Solution: I built a custom Canvas2D rendering system overlaying a static 8K (7680x3840) astronomical image. Instead of CSS tricks, I wrote a deterministic physics engine for the meteor shower:
1. Depth-Based Rendering
Every meteor is assigned a depth variable (0=far, 1=close). This single scalar drives:
- Speed & Scale: Distant meteors travel at 1-4 px/frame and appear as tiny 10px streaks. Foreground meteors tear across at 12+ px/frame spanning 80px.
- Opacity & Glow: Peak opacity scales with depth, making background atmospheric entry look faint and distant.
2. Ablation Physics (The Tail & Sparks)
Real meteors don't have uniform tails. They glow brightest immediately behind the head where ionized plasma is thickest, then fade extremely rapidly.

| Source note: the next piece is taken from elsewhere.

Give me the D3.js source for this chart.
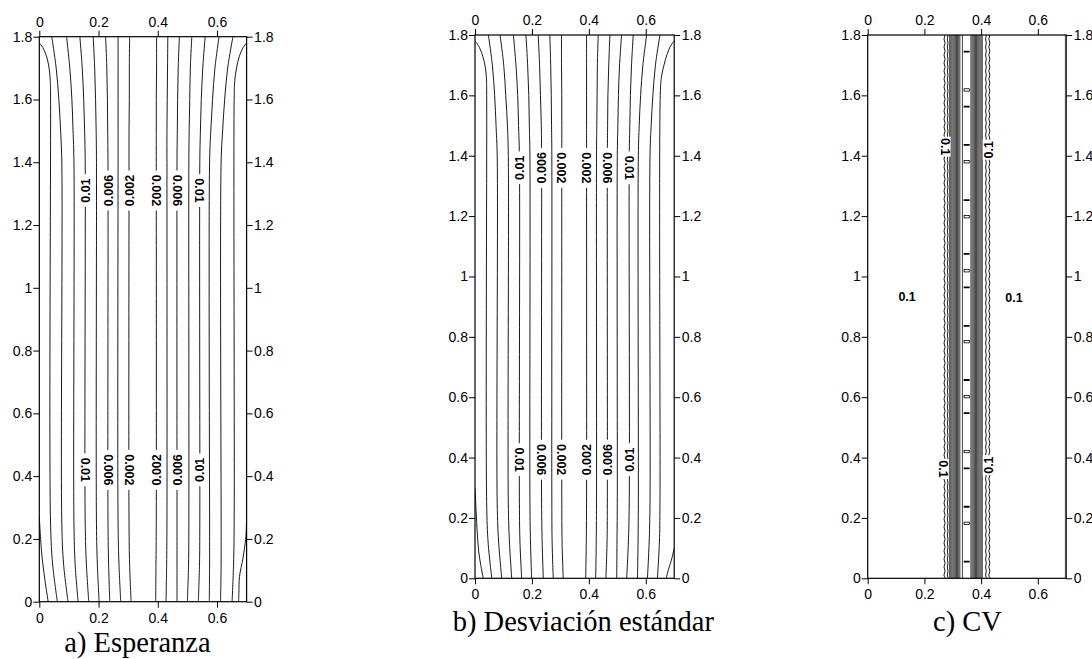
<!DOCTYPE html>
<html><head><meta charset="utf-8">
<script src="https://cdn.jsdelivr.net/npm/d3@7"></script>
<style>body{margin:0;background:#fff} svg{display:block}</style>
</head><body>
<svg id="chart" width="1092" height="659"></svg>
<script>
// ================= DATA =================
const xTicks = [0, 0.2, 0.4, 0.6];
const yTicks = [0, 0.2, 0.4, 0.6, 0.8, 1, 1.2, 1.4, 1.6, 1.8];
const xDomain = [0, 0.7];
const yDomain = [0, 1.8];
const titles = ["a) Esperanza", "b) Desviación estándar", "c) CV"];

// contour levels of the through-going lines (from centre outward)
const levels = [0.002, 0.004, 0.006, 0.008, 0.01, 0.012, 0.014];
// y stations at which the x position of each contour line was read
const yStations = [1.8, 1.7, 1.6, 1.5, 1.4, 0.25, 0.12, 0];

// ---- a) Esperanza ----
const espLeftX = [
  [0.305, 0.304, 0.304, 0.303, 0.303, 0.303, 0.305, 0.310],
  [0.266, 0.266, 0.266, 0.266, 0.266, 0.266, 0.269, 0.275],
  [0.224, 0.228, 0.230, 0.231, 0.232, 0.232, 0.234, 0.238],
  [0.182, 0.187, 0.190, 0.192, 0.193, 0.193, 0.196, 0.202],
  [0.137, 0.145, 0.150, 0.153, 0.155, 0.155, 0.159, 0.167],
  [0.092, 0.103, 0.110, 0.114, 0.117, 0.117, 0.121, 0.131],
  [0.042, 0.057, 0.066, 0.072, 0.076, 0.076, 0.082, 0.097]
];
const espRightX = [
  [0.396, 0.396, 0.395, 0.395, 0.395, 0.395, 0.394, 0.393],
  [0.434, 0.433, 0.432, 0.431, 0.431, 0.431, 0.430, 0.428],
  [0.473, 0.469, 0.467, 0.466, 0.465, 0.465, 0.465, 0.465],
  [0.515, 0.510, 0.508, 0.506, 0.505, 0.505, 0.504, 0.500],
  [0.560, 0.552, 0.547, 0.544, 0.542, 0.542, 0.541, 0.537],
  [0.607, 0.593, 0.585, 0.579, 0.575, 0.575, 0.575, 0.574],
  [0.654, 0.636, 0.626, 0.619, 0.614, 0.614, 0.614, 0.612]
];
const espEdgeTopL = [[0,1.78],[0.012,1.765],[0.025,1.736],[0.033,1.70],[0.037,1.66],[0.038,1.6],[0.038,0.25],[0.045,0.12],[0.061,0]];
const espEdgeTopR = [[0.7,1.78],[0.688,1.765],[0.675,1.736],[0.666,1.70],[0.660,1.66],[0.658,1.6],[0.658,0.25],[0.656,0.12],[0.651,0]];
const espEdgeBotL = [[0,0.27],[0.008,0.155],[0.019,0.069],[0.030,0]];
const espEdgeBotR = [[0.7,0.267],[0.697,0.2],[0.688,0.14],[0.676,0.08],[0.674,0.03],[0.673,0]];
const espLabelLevels = [0.01, 0.006, 0.002, 0.002, 0.006, 0.01];
const espLabelX = [0.155, 0.232, 0.303, 0.395, 0.465, 0.542];
const espLabelY = [1.31, 0.42];

// ---- b) Desviación estándar ----
const desLeftX = [
  [0.304, 0.304, 0.305, 0.305, 0.305, 0.305, 0.306, 0.310],
  [0.263, 0.266, 0.268, 0.269, 0.270, 0.270, 0.271, 0.275],
  [0.222, 0.227, 0.230, 0.233, 0.234, 0.234, 0.236, 0.240],
  [0.179, 0.185, 0.189, 0.191, 0.193, 0.193, 0.195, 0.199],
  [0.135, 0.144, 0.150, 0.153, 0.156, 0.156, 0.158, 0.164],
  [0.088, 0.101, 0.108, 0.114, 0.117, 0.117, 0.121, 0.129],
  [0.047, 0.061, 0.069, 0.074, 0.078, 0.078, 0.083, 0.094]
];
const desRightX = [
  [0.392, 0.392, 0.392, 0.392, 0.392, 0.392, 0.391, 0.389],
  [0.433, 0.430, 0.429, 0.428, 0.427, 0.427, 0.426, 0.424],
  [0.474, 0.470, 0.467, 0.466, 0.465, 0.465, 0.464, 0.460],
  [0.515, 0.508, 0.504, 0.502, 0.500, 0.500, 0.499, 0.498],
  [0.556, 0.550, 0.546, 0.544, 0.542, 0.542, 0.539, 0.533],
  [0.603, 0.590, 0.582, 0.577, 0.574, 0.574, 0.573, 0.571],
  [0.650, 0.634, 0.625, 0.619, 0.615, 0.615, 0.612, 0.606]
];
const desEdgeTopL = [[0,1.78],[0.012,1.765],[0.026,1.734],[0.035,1.70],[0.040,1.66],[0.041,1.6],[0.041,0.25],[0.046,0.12],[0.059,0]];
const desEdgeTopR = [[0.7,1.78],[0.688,1.765],[0.675,1.736],[0.664,1.70],[0.655,1.66],[0.651,1.6],[0.650,0.25],[0.648,0.12],[0.641,0]];
const desEdgeBotL = [[0,0.30],[0.004,0.22],[0.008,0.15],[0.013,0.09],[0.020,0.045],[0.029,0]];
const desEdgeBotR = [[0.7,0.10],[0.690,0.06],[0.680,0.03],[0.672,0]];
const desLabelLevels = [0.01, 0.006, 0.002, 0.002, 0.006, 0.01];
const desLabelX = [0.155, 0.233, 0.305, 0.391, 0.464, 0.542];
const desLabelY = [1.36, 0.393];

// ---- c) CV ----
const cvLinesLeft = [0.271, 0.282, 0.289, 0.293, 0.297, 0.301, 0.305, 0.309, 0.313, 0.317, 0.321, 0.325, 0.334];
const cvLinesRight = [0.364, 0.368, 0.372, 0.376, 0.380, 0.384, 0.388, 0.392, 0.396, 0.400, 0.404, 0.417, 0.429];
const cvCenterX = 0.349;
const cvDashY = [1.745, 1.563, 1.436, 1.253, 1.075, 0.964, 0.836, 0.657, 0.547, 0.364, 0.237, 0.055];
const cvLoopY = [1.618, 1.380, 1.198, 1.019, 0.784, 0.602, 0.420, 0.182];
const cvLabelText = "0.1";
const cvLabelX = [0.273, 0.425, 0.267, 0.425];
const cvLabelY = [1.43, 1.42, 0.362, 0.375];
const cvFlatLabelX = [0.139, 0.516];
const cvFlatLabelY = [0.935, 0.93];

// ================= LAYOUT =================
const svg = d3.select("#chart");
const panelBoxes = [
  {left: 39.3, right: 246.6, top: 36.7, bottom: 601.7, tx: 137.5, ty: 652},
  {left: 475, right: 674.2, top: 35, bottom: 578.3, tx: 583.3, ty: 631},
  {left: 867.7, right: 1066.2, top: 35, bottom: 578.3, tx: 967.5, ty: 631}
];
const tickFont = "'Liberation Sans', Arial, sans-serif";
const fmt = d => String(d);

function makeScales(b) {
  return {
    x: d3.scaleLinear().domain(xDomain).range([b.left, b.right]),
    y: d3.scaleLinear().domain(yDomain).range([b.bottom, b.top])
  };
}

function drawAxes(g, x, y) {
  const styleAxis = sel => {
    sel.select(".domain").remove();
    sel.selectAll("line").attr("stroke", "#000").attr("stroke-width", 1);
    sel.selectAll("text").attr("font-family", tickFont).attr("font-size", 14).attr("fill", "#000");
  };
  g.append("g").attr("transform", `translate(0,${y(1.8)})`)
    .call(d3.axisTop(x).tickValues(xTicks).tickFormat(fmt).tickSizeInner(6).tickSizeOuter(0).tickPadding(4)).call(styleAxis);
  g.append("g").attr("transform", `translate(0,${y(0)})`)
    .call(d3.axisBottom(x).tickValues(xTicks).tickFormat(fmt).tickSizeInner(6).tickSizeOuter(0).tickPadding(5)).call(styleAxis);
  g.append("g").attr("transform", `translate(${x(0)},0)`)
    .call(d3.axisLeft(y).tickValues(yTicks).tickFormat(fmt).tickSizeInner(6).tickSizeOuter(0).tickPadding(1)).call(styleAxis);
  g.append("g").attr("transform", `translate(${x(0.7)},0)`)
    .call(d3.axisRight(y).tickValues(yTicks).tickFormat(fmt).tickSizeInner(6).tickSizeOuter(0).tickPadding(1.5)).call(styleAxis);
  g.append("rect")
    .attr("x", x(0)).attr("y", y(1.8))
    .attr("width", x(0.7) - x(0)).attr("height", y(0) - y(1.8))
    .attr("fill", "none").attr("stroke", "#000").attr("stroke-width", 1.2);
}

function clipFor(id, x, y) {
  svg.append("defs").append("clipPath").attr("id", id)
    .append("rect").attr("x", x(0)).attr("y", y(1.8))
    .attr("width", x(0.7) - x(0)).attr("height", y(0) - y(1.8));
  return `url(#${id})`;
}

function drawContourPanel(idx, leftX, rightX, edges, labLevels, labX, labY, rotUpper, rotLower) {
  const b = panelBoxes[idx];
  const {x, y} = makeScales(b);
  const g = svg.append("g");
  const cg = g.append("g").attr("clip-path", clipFor("clip" + idx, x, y));
  const line = d3.line().x(d => x(d[0])).y(d => y(d[1])).curve(d3.curveCatmullRom.alpha(0.5));
  const lines = [];
  levels.forEach((lv, i) => {
    lines.push(yStations.map((ys, k) => [leftX[i][k], ys]));
    lines.push(yStations.map((ys, k) => [rightX[i][k], ys]));
  });
  edges.forEach(e => lines.push(e));
  cg.selectAll("path.c").data(lines).join("path")
    .attr("class", "c").attr("d", line)
    .attr("fill", "none").attr("stroke", "#000").attr("stroke-width", 0.9);

  // labels
  const labs = [];
  labY.forEach((yy, r) => labX.forEach((xx, i) =>
    labs.push({x: xx, y: yy, t: String(labLevels[i]), rot: (r === 0 ? rotUpper : rotLower)[i]})));
  const lg = g.selectAll("g.lab").data(labs).join("g")
    .attr("transform", d => `translate(${x(d.x)},${y(d.y)}) rotate(${d.rot})`);
  lg.append("rect")
    .attr("x", d => -d.t.length * 3.6 - 2).attr("y", -5.5)
    .attr("width", d => d.t.length * 7.2 + 4).attr("height", 11).attr("fill", "#fff");
  lg.append("text").text(d => d.t)
    .attr("text-anchor", "middle").attr("dy", "0.36em")
    .attr("font-family", tickFont).attr("font-weight", "bold").attr("font-size", 12.5).attr("fill", "#000");

  drawAxes(g, x, y);
  g.append("text").text(titles[idx]).attr("x", b.tx).attr("y", b.ty)
    .attr("text-anchor", "middle").attr("font-family", "'Liberation Serif', 'Times New Roman', serif")
    .attr("font-size", 28.5).attr("fill", "#000");
}

drawContourPanel(0, espLeftX, espRightX, [espEdgeTopL, espEdgeTopR, espEdgeBotL, espEdgeBotR],
  espLabelLevels, espLabelX, espLabelY, [-90, -90, -90, 90, 90, 90], [90, 90, 90, -90, -90, -90]);
drawContourPanel(1, desLeftX, desRightX, [desEdgeTopL, desEdgeTopR, desEdgeBotL, desEdgeBotR],
  desLabelLevels, desLabelX, desLabelY, [-90, -90, 90, 90, 90, 90], [90, 90, 90, -90, -90, -90]);

// ---------- panel c ----------
(function () {
  const b = panelBoxes[2];
  const {x, y} = makeScales(b);
  const g = svg.append("g");
  const cg = g.append("g").attr("clip-path", clipFor("clip2", x, y));
  const straight = xv => d3.line()([[x(xv), y(1.8)], [x(xv), y(0)]]);
  const wavy = (xv, amp) => {
    const pts = [];
    let k = 0;
    for (let py = y(1.8) - 4; py <= y(0) + 4; py += 4, k++) pts.push([x(xv) + (k % 2 ? amp : -amp), py]);
    return d3.line().curve(d3.curveBasis)(pts);
  };
  const nR = cvLinesRight.length;
  const all = cvLinesLeft.map((v, i) => ({v, amp: i === 0 ? 1.7 : i === 1 ? 1.1 : 0}))
    .concat(cvLinesRight.map((v, i) => ({v, amp: i === nR - 1 ? 1.7 : i === nR - 2 ? 1.1 : 0})));
  cg.selectAll("path.cv").data(all).join("path")
    .attr("class", "cv")
    .attr("d", d => d.amp ? wavy(d.v, d.amp) : straight(d.v))
    .attr("fill", "none")
    .attr("stroke", "#000")
    .attr("stroke-width", d => d.amp ? 0.9 : 0.75);
  // contour hugging the right edge
  cg.append("path").attr("d", straight(0.697)).attr("stroke", "#777").attr("stroke-width", 1).attr("fill", "none");
  // tiny closed contours in the centre
  cg.selectAll("line.dash").data(cvDashY).join("line").attr("class", "dash")
    .attr("x1", x(cvCenterX) - 3).attr("x2", x(cvCenterX) + 3)
    .attr("y1", d => y(d)).attr("y2", d => y(d))
    .attr("stroke", "#000").attr("stroke-width", 1.8);
  cg.selectAll("rect.loop").data(cvLoopY).join("rect").attr("class", "loop")
    .attr("x", x(cvCenterX) - 2.6).attr("width", 5.2)
    .attr("y", d => y(d) - 1.2).attr("height", 2.4)
    .attr("fill", "#fff").attr("stroke", "#000").attr("stroke-width", 0.8);

  const labs = cvLabelX.map((xx, i) => ({x: xx, y: cvLabelY[i], rot: [90, -90, 90, -90][i]}));
  const lg = g.selectAll("g.cvl").data(labs).join("g")
    .attr("transform", d => `translate(${x(d.x)},${y(d.y)}) rotate(${d.rot})`);
  lg.append("rect").attr("x", -10).attr("y", -5.5).attr("width", 20).attr("height", 11).attr("fill", "#fff");
  lg.append("text").text(cvLabelText).attr("text-anchor", "middle").attr("dy", "0.36em")
    .attr("font-family", tickFont).attr("font-weight", "bold").attr("font-size", 12.5);
  g.selectAll("text.flat").data(cvFlatLabelX).join("text").attr("class", "flat")
    .text(cvLabelText)
    .attr("x", d => x(d)).attr("y", (d, i) => y(cvFlatLabelY[i]))
    .attr("text-anchor", "middle").attr("dy", "0.36em")
    .attr("font-family", tickFont).attr("font-weight", "bold").attr("font-size", 12.5);

  drawAxes(g, x, y);
  g.append("text").text(titles[2]).attr("x", b.tx).attr("y", b.ty)
    .attr("text-anchor", "middle").attr("font-family", "'Liberation Serif', 'Times New Roman', serif")
    .attr("font-size", 28.5).attr("fill", "#000");
})();
</script>
</body></html>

- Exponential Tail: I implemented a 6-stop exponential opacity falloff (
1.0 → 0.75 → 0.35 → 0.12 → 0.03 → 0) over the stroke length. - Lateral Sparks: Sparks don't trail "backwards." They are ablated material pushed away by atmospheric resistance. I calculate the perpendicular vector to the trajectory and spawn sparks laterally with high friction to simulate atmospheric drag.

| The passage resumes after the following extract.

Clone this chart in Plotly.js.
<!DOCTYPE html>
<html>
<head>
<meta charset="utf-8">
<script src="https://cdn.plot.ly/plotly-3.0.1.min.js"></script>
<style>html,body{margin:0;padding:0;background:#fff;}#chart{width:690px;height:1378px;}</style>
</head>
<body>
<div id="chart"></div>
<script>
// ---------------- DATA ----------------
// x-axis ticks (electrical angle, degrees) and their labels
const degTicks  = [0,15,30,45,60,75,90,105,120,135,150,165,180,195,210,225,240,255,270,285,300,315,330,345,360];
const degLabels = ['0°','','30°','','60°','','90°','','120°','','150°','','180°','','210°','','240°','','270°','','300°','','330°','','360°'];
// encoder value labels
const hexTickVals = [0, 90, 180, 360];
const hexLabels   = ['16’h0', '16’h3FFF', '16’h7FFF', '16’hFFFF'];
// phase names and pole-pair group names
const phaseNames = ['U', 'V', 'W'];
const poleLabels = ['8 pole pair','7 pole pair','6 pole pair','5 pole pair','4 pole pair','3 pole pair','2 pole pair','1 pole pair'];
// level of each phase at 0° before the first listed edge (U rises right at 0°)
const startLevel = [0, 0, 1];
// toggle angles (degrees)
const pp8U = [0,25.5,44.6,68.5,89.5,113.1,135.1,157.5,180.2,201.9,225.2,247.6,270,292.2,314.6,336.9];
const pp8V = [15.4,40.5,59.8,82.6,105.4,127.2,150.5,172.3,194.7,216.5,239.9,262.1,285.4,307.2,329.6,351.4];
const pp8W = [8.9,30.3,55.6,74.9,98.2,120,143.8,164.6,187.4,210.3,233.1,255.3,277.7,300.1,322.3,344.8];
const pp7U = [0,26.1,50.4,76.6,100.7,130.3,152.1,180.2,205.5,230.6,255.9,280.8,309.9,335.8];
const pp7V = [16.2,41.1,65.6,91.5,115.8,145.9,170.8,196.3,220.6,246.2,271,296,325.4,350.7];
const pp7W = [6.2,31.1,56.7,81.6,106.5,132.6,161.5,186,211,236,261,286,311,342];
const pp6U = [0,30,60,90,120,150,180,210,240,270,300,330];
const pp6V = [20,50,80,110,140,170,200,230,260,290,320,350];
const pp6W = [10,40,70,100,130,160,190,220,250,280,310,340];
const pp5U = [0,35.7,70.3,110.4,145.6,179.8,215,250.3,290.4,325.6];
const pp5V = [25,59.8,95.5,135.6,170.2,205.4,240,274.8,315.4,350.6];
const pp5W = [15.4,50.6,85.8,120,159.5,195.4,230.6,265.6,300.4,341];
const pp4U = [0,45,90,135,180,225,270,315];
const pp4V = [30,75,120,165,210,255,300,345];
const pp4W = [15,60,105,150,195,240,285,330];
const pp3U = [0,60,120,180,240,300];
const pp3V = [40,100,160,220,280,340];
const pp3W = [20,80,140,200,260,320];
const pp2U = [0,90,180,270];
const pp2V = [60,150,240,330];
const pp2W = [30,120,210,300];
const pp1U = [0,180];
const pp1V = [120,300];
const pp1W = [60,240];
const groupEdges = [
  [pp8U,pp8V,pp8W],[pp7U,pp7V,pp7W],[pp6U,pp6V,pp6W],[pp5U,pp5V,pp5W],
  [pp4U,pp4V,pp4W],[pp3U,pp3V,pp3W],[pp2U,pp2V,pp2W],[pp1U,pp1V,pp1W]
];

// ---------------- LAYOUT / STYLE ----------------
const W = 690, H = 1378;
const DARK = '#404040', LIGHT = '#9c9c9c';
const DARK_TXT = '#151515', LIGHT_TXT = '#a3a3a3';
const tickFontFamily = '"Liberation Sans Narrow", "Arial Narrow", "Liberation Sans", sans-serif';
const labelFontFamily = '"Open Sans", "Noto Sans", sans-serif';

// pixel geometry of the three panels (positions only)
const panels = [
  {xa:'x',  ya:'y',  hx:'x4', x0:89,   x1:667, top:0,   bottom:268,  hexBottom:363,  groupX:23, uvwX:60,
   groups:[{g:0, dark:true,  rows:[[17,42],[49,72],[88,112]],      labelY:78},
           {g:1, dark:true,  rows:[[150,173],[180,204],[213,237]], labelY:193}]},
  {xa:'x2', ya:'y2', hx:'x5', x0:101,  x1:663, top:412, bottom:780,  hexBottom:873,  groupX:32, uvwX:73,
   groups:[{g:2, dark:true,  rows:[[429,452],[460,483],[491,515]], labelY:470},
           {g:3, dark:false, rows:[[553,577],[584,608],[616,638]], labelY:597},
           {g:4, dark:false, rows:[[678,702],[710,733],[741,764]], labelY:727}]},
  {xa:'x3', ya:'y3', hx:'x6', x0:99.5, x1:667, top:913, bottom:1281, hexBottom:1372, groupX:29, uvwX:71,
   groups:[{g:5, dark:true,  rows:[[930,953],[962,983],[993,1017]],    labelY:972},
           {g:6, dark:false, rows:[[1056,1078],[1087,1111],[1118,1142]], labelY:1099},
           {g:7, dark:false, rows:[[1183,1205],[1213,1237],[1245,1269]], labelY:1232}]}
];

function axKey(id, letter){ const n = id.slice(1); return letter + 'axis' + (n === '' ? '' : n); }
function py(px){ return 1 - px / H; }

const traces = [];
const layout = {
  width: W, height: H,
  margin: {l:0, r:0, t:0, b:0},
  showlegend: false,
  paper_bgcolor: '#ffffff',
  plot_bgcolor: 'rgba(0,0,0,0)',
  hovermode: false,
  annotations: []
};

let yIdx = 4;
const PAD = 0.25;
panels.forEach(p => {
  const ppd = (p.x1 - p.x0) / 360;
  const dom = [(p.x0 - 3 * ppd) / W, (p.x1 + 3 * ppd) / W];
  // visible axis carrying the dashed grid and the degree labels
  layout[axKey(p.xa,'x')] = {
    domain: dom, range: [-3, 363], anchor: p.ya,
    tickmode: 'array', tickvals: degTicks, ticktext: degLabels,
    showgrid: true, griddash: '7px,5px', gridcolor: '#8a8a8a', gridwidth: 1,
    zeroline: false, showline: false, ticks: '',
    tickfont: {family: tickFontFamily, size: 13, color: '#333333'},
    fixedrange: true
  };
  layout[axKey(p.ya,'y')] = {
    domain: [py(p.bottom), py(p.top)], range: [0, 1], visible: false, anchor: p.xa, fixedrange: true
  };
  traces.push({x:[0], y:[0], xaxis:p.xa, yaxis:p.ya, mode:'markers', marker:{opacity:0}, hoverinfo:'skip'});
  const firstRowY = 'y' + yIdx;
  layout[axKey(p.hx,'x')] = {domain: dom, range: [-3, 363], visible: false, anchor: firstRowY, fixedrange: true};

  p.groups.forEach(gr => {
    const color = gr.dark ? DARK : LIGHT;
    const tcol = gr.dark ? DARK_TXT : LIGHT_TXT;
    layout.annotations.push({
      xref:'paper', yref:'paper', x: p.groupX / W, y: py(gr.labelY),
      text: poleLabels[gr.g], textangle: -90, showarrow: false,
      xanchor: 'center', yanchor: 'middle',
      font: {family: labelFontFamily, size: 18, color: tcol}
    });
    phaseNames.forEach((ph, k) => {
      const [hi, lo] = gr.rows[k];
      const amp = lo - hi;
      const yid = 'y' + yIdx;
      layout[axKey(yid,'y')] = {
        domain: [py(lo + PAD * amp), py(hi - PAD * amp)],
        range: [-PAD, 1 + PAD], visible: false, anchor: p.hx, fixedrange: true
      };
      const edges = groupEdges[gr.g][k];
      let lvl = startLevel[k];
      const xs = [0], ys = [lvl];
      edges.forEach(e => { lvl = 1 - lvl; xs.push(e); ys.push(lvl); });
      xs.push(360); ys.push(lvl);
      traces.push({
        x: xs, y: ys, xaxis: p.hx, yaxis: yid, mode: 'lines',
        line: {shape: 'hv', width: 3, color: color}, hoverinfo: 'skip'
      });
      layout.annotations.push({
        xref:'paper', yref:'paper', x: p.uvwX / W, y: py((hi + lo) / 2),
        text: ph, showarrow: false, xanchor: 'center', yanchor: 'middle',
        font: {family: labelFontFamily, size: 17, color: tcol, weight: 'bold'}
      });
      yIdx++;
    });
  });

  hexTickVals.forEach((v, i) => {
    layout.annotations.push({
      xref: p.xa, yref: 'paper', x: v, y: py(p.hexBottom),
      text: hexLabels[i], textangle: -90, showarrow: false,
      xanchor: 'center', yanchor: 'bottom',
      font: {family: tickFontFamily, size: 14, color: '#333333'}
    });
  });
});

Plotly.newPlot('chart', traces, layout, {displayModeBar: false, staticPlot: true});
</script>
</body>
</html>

3. Rendering Performance (Crisp 8K)
Applying parallax to an 8K image usually causes sub-pixel interpolation, making it look blurry on 1080p monitors.
I separated the render pipeline: the 8K background draws first as a static, pixel-perfect cover. The mouse-driven parallax is then applied via ctx.translate only to the foreground procedural layer (stars and meteors).
Outcome: A 60fps, mathematically rigorous space environment that looks hyper-realistic on OLED screens, adding massive brand prestige without locking up the main thread.